Does greed and/or stupidity know no bounds?

2006-01-05 05:55:16
28.   The Mick 536
Just Murray being Murray. Remember the source. Starts off the Yankee bashing with an off handed, off topic reference to the banning of Cuba. So much for internationalism. They play in the Olympics, don't they?

Major League baseball needs to right itself, dealing with the dimunition of talent in some of the small market teams. Let's see the players whose names and skills we don't know. Save our boys for the Long Season.

I hear that the Yankees are long in tooth.

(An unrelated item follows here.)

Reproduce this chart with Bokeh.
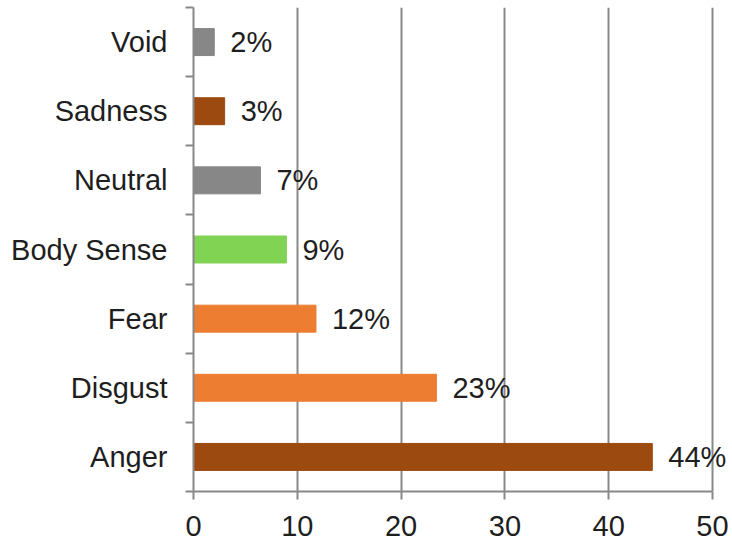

The less they play the stronger they will be when the real season beging.I have enough trouble watching Spring Training.

Besides, this nationalism is for the birds. This ain't the Davis cup. Just what I need. "Here's the pitch. The Panamanian takes ball one." "A slow dribbler up the third base line, the Puerto Rican stares at it hoping it will go foul." "Dominica's pitcher looks tired."

I'll watch, but I won't root.

2006-01-05 14:18:40
29.   DarrenF
Murray Chass is writing about the Biggest Team in the Biggest Paper in the Biggest City. You'd think he'd understand why the Yankees always put themselves first, even at the expense of others. He got to the NYT at the expense of some guy who's writing obituaries for the Dubuque Advertiser.

I actually feel dumb using my time and energy discussing the WBC. Nobody cares about the WBC and I don't know a single Yankee fan who wants to see any Yankee player risk injury.

Ugly is not forbidding your players from participating in the WBC. Ugly is ten games under .500 and ARod on the DL.